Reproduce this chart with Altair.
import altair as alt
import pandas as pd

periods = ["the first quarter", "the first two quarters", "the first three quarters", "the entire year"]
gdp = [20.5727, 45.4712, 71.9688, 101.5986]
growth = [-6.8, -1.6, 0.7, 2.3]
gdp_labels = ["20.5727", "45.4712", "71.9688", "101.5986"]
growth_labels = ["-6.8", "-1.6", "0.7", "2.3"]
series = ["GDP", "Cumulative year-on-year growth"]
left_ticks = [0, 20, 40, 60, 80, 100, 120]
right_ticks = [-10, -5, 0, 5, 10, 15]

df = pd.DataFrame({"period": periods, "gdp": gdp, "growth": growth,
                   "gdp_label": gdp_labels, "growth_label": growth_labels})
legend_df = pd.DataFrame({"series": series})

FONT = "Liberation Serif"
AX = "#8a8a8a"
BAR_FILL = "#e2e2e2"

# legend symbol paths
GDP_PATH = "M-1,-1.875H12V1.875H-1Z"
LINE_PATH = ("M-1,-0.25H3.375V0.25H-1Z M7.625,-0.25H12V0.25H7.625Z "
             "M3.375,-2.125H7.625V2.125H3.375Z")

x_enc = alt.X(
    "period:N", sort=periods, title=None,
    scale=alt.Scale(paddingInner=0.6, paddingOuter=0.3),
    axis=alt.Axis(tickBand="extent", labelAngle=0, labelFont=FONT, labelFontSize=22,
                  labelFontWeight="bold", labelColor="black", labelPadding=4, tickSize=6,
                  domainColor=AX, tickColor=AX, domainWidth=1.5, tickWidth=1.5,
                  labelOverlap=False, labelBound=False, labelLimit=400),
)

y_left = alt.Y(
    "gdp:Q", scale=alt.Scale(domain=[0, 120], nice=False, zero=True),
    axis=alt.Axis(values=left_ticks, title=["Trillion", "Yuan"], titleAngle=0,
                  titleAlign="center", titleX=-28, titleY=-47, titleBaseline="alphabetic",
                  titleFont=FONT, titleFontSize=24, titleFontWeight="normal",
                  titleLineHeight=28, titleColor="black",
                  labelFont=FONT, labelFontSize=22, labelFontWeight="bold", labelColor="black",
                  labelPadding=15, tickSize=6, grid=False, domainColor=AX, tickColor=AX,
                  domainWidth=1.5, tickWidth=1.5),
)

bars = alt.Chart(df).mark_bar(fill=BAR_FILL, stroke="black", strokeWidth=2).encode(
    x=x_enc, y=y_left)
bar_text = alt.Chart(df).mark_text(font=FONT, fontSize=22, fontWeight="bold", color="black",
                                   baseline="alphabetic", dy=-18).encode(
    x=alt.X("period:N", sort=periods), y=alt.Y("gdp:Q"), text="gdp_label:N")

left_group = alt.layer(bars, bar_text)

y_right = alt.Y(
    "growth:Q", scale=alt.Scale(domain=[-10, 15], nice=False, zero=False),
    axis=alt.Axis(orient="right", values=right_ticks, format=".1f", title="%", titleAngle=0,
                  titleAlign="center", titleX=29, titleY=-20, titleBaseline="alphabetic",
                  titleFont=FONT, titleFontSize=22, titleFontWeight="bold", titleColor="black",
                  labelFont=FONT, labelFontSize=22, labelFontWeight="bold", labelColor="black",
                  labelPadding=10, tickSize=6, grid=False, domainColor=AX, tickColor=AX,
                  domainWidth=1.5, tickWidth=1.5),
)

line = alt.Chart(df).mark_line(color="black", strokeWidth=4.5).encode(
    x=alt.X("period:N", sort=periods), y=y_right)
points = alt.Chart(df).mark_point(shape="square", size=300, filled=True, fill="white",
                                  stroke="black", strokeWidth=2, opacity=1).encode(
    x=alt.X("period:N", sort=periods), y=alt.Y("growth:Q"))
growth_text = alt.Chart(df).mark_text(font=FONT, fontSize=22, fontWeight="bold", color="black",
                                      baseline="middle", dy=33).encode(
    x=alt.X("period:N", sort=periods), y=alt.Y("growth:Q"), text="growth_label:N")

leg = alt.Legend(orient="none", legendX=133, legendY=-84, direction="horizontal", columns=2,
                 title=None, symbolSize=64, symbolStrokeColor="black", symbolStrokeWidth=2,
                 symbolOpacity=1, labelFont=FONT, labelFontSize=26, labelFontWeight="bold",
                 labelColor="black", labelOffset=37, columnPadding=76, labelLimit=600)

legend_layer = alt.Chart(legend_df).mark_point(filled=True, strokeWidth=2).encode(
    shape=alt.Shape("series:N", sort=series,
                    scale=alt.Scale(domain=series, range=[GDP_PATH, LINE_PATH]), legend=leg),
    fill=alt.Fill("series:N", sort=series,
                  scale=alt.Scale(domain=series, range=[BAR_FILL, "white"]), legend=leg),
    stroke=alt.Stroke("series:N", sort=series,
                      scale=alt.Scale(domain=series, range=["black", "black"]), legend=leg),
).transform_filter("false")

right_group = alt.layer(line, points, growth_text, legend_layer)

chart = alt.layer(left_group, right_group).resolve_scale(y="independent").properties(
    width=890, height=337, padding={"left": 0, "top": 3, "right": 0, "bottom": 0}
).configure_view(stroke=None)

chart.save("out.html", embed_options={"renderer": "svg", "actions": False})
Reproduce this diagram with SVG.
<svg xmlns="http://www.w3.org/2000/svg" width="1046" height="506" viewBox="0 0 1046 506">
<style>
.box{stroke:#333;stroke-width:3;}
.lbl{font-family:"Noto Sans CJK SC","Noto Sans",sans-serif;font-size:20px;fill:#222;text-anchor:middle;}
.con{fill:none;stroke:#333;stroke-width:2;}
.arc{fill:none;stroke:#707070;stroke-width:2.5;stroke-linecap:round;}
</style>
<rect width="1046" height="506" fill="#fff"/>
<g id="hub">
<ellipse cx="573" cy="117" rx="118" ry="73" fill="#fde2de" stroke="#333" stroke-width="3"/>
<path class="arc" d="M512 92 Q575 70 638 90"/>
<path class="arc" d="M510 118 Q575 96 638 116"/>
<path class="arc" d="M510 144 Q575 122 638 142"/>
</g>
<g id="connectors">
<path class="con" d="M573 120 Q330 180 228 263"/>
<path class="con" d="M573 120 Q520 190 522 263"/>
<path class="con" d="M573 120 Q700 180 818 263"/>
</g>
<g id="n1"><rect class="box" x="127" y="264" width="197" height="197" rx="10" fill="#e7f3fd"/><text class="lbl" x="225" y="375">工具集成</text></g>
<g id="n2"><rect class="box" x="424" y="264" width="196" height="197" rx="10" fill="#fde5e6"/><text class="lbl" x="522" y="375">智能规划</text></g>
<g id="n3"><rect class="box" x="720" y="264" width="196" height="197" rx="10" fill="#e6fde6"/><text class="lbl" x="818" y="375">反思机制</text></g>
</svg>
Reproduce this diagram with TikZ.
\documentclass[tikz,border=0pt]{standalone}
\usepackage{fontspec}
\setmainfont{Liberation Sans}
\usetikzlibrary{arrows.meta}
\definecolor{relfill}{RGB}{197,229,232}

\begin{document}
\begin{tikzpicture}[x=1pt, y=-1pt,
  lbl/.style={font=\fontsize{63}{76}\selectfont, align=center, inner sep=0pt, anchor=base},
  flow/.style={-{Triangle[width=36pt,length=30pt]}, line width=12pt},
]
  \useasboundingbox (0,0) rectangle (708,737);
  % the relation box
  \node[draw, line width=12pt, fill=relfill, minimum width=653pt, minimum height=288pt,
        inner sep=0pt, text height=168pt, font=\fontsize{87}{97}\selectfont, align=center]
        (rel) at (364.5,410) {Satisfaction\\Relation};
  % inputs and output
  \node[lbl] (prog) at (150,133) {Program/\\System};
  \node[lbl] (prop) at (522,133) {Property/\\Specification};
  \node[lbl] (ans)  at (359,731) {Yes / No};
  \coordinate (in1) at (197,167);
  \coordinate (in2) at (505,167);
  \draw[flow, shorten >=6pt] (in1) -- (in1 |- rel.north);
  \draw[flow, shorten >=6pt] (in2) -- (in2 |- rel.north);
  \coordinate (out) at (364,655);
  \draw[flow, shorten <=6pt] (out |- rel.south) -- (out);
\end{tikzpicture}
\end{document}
-------
* **The exercise**
Find and copy every line in the entries above where the string "this" occurs.

* **Answer to the exercise**
Reproduce this chart with Altair.
Reproduce this diagram with SVG.
Reproduce this diagram with TikZ.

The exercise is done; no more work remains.